**Data extract:**
......
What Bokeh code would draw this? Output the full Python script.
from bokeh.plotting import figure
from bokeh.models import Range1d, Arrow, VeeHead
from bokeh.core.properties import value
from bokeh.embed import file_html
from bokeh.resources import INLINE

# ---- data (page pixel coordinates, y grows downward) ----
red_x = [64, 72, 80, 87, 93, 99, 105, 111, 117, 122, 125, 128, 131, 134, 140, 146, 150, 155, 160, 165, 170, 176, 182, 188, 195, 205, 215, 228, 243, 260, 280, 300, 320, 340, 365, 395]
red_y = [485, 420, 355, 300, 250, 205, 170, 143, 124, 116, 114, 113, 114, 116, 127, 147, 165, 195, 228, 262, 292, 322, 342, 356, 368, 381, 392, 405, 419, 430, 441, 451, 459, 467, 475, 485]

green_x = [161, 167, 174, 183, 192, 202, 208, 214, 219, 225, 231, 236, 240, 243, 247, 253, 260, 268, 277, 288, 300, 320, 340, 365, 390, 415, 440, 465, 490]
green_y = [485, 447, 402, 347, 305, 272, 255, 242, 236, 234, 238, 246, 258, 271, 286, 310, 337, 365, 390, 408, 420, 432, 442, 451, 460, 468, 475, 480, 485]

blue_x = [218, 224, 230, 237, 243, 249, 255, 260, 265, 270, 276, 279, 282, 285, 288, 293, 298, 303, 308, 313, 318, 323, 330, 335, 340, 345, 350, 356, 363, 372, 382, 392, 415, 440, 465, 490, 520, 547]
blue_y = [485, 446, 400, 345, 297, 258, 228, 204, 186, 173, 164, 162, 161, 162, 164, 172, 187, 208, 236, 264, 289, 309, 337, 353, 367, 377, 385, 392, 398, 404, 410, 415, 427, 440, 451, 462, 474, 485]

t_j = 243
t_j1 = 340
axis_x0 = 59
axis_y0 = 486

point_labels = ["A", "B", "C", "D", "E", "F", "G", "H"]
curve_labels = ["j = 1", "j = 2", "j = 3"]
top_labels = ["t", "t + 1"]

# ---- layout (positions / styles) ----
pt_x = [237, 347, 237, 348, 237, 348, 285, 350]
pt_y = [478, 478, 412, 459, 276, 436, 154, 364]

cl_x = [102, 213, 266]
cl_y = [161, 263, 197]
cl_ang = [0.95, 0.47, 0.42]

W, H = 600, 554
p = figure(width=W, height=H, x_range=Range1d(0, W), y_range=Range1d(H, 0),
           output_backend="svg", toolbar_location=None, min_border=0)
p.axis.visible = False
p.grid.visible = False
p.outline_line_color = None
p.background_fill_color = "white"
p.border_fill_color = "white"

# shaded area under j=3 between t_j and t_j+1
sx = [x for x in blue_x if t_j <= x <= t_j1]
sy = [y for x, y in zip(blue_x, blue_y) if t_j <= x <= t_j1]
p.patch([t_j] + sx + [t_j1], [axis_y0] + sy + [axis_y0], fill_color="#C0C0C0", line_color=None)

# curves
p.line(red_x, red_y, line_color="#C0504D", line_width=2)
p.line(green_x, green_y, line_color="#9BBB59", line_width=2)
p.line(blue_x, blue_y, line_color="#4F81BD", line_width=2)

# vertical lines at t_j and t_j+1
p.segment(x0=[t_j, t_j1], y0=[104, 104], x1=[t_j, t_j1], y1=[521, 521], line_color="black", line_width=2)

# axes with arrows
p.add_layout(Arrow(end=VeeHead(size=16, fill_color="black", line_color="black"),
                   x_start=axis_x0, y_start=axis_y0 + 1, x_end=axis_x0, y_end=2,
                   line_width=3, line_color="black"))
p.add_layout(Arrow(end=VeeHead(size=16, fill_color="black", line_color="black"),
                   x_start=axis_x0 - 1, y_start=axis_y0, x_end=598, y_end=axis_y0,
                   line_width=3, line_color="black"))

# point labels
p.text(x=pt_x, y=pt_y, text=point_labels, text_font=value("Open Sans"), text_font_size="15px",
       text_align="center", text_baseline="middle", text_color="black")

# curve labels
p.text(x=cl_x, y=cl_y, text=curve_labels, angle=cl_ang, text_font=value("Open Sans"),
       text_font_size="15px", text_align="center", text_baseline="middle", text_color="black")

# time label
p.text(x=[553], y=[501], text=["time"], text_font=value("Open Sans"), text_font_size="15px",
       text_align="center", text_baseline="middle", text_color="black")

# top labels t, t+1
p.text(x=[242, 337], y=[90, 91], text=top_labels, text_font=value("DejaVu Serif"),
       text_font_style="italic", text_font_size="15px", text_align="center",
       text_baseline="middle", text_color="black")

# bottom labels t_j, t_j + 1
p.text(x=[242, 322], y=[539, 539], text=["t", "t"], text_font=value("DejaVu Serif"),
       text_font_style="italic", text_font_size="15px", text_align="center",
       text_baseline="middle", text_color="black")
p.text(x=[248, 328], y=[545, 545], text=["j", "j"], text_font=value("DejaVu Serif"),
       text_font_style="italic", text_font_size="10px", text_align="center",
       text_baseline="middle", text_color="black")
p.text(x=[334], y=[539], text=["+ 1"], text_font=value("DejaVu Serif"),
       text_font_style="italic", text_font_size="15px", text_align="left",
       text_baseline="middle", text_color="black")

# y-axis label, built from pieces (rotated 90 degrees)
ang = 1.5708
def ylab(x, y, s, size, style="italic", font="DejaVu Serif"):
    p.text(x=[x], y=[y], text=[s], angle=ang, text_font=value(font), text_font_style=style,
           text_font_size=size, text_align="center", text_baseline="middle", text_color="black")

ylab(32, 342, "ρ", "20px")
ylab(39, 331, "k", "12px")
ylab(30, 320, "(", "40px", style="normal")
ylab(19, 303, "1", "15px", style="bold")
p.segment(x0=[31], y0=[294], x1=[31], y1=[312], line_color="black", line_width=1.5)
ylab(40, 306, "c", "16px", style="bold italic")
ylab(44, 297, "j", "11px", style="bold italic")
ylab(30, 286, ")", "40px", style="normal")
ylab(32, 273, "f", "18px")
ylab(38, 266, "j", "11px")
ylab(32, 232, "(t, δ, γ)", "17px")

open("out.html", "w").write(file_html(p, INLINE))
......
**Given instruction:** Copy out the whole listing, exactly as written.

**Task output:**
What Bokeh code would draw this? Output the full Python script.
from bokeh.plotting import figure
from bokeh.models import Range1d, Arrow, VeeHead
from bokeh.core.properties import value
from bokeh.embed import file_html
from bokeh.resources import INLINE

# ---- data (page pixel coordinates, y grows downward) ----
red_x = [64, 72, 80, 87, 93, 99, 105, 111, 117, 122, 125, 128, 131, 134, 140, 146, 150, 155, 160, 165, 170, 176, 182, 188, 195, 205, 215, 228, 243, 260, 280, 300, 320, 340, 365, 395]
red_y = [485, 420, 355, 300, 250, 205, 170, 143, 124, 116, 114, 113, 114, 116, 127, 147, 165, 195, 228, 262, 292, 322, 342, 356, 368, 381, 392, 405, 419, 430, 441, 451, 459, 467, 475, 485]

green_x = [161, 167, 174, 183, 192, 202, 208, 214, 219, 225, 231, 236, 240, 243, 247, 253, 260, 268, 277, 288, 300, 320, 340, 365, 390, 415, 440, 465, 490]
green_y = [485, 447, 402, 347, 305, 272, 255, 242, 236, 234, 238, 246, 258, 271, 286, 310, 337, 365, 390, 408, 420, 432, 442, 451, 460, 468, 475, 480, 485]

blue_x = [218, 224, 230, 237, 243, 249, 255, 260, 265, 270, 276, 279, 282, 285, 288, 293, 298, 303, 308, 313, 318, 323, 330, 335, 340, 345, 350, 356, 363, 372, 382, 392, 415, 440, 465, 490, 520, 547]
blue_y = [485, 446, 400, 345, 297, 258, 228, 204, 186, 173, 164, 162, 161, 162, 164, 172, 187, 208, 236, 264, 289, 309, 337, 353, 367, 377, 385, 392, 398, 404, 410, 415, 427, 440, 451, 462, 474, 485]

t_j = 243
t_j1 = 340
axis_x0 = 59
axis_y0 = 486

point_labels = ["A", "B", "C", "D", "E", "F", "G", "H"]
curve_labels = ["j = 1", "j = 2", "j = 3"]
top_labels = ["t", "t + 1"]

# ---- layout (positions / styles) ----
pt_x = [237, 347, 237, 348, 237, 348, 285, 350]
pt_y = [478, 478, 412, 459, 276, 436, 154, 364]

cl_x = [102, 213, 266]
cl_y = [161, 263, 197]
cl_ang = [0.95, 0.47, 0.42]

W, H = 600, 554
p = figure(width=W, height=H, x_range=Range1d(0, W), y_range=Range1d(H, 0),
           output_backend="svg", toolbar_location=None, min_border=0)
p.axis.visible = False
p.grid.visible = False
p.outline_line_color = None
p.background_fill_color = "white"
p.border_fill_color = "white"

# shaded area under j=3 between t_j and t_j+1
sx = [x for x in blue_x if t_j <= x <= t_j1]
sy = [y for x, y in zip(blue_x, blue_y) if t_j <= x <= t_j1]
p.patch([t_j] + sx + [t_j1], [axis_y0] + sy + [axis_y0], fill_color="#C0C0C0", line_color=None)

# curves
p.line(red_x, red_y, line_color="#C0504D", line_width=2)
p.line(green_x, green_y, line_color="#9BBB59", line_width=2)
p.line(blue_x, blue_y, line_color="#4F81BD", line_width=2)

# vertical lines at t_j and t_j+1
p.segment(x0=[t_j, t_j1], y0=[104, 104], x1=[t_j, t_j1], y1=[521, 521], line_color="black", line_width=2)

# axes with arrows
p.add_layout(Arrow(end=VeeHead(size=16, fill_color="black", line_color="black"),
                   x_start=axis_x0, y_start=axis_y0 + 1, x_end=axis_x0, y_end=2,
                   line_width=3, line_color="black"))
p.add_layout(Arrow(end=VeeHead(size=16, fill_color="black", line_color="black"),
                   x_start=axis_x0 - 1, y_start=axis_y0, x_end=598, y_end=axis_y0,
                   line_width=3, line_color="black"))

# point labels
p.text(x=pt_x, y=pt_y, text=point_labels, text_font=value("Open Sans"), text_font_size="15px",
       text_align="center", text_baseline="middle", text_color="black")

# curve labels
p.text(x=cl_x, y=cl_y, text=curve_labels, angle=cl_ang, text_font=value("Open Sans"),
       text_font_size="15px", text_align="center", text_baseline="middle", text_color="black")

# time label
p.text(x=[553], y=[501], text=["time"], text_font=value("Open Sans"), text_font_size="15px",
       text_align="center", text_baseline="middle", text_color="black")

# top labels t, t+1
p.text(x=[242, 337], y=[90, 91], text=top_labels, text_font=value("DejaVu Serif"),
       text_font_style="italic", text_font_size="15px", text_align="center",
       text_baseline="middle", text_color="black")

# bottom labels t_j, t_j + 1
p.text(x=[242, 322], y=[539, 539], text=["t", "t"], text_font=value("DejaVu Serif"),
       text_font_style="italic", text_font_size="15px", text_align="center",
       text_baseline="middle", text_color="black")
p.text(x=[248, 328], y=[545, 545], text=["j", "j"], text_font=value("DejaVu Serif"),
       text_font_style="italic", text_font_size="10px", text_align="center",
       text_baseline="middle", text_color="black")
p.text(x=[334], y=[539], text=["+ 1"], text_font=value("DejaVu Serif"),
       text_font_style="italic", text_font_size="15px", text_align="left",
       text_baseline="middle", text_color="black")

# y-axis label, built from pieces (rotated 90 degrees)
ang = 1.5708
def ylab(x, y, s, size, style="italic", font="DejaVu Serif"):
    p.text(x=[x], y=[y], text=[s], angle=ang, text_font=value(font), text_font_style=style,
           text_font_size=size, text_align="center", text_baseline="middle", text_color="black")

ylab(32, 342, "ρ", "20px")
ylab(39, 331, "k", "12px")
ylab(30, 320, "(", "40px", style="normal")
ylab(19, 303, "1", "15px", style="bold")
p.segment(x0=[31], y0=[294], x1=[31], y1=[312], line_color="black", line_width=1.5)
ylab(40, 306, "c", "16px", style="bold italic")
ylab(44, 297, "j", "11px", style="bold italic")
ylab(30, 286, ")", "40px", style="normal")
ylab(32, 273, "f", "18px")
ylab(38, 266, "j", "11px")
ylab(32, 232, "(t, δ, γ)", "17px")

open("out.html", "w").write(file_html(p, INLINE))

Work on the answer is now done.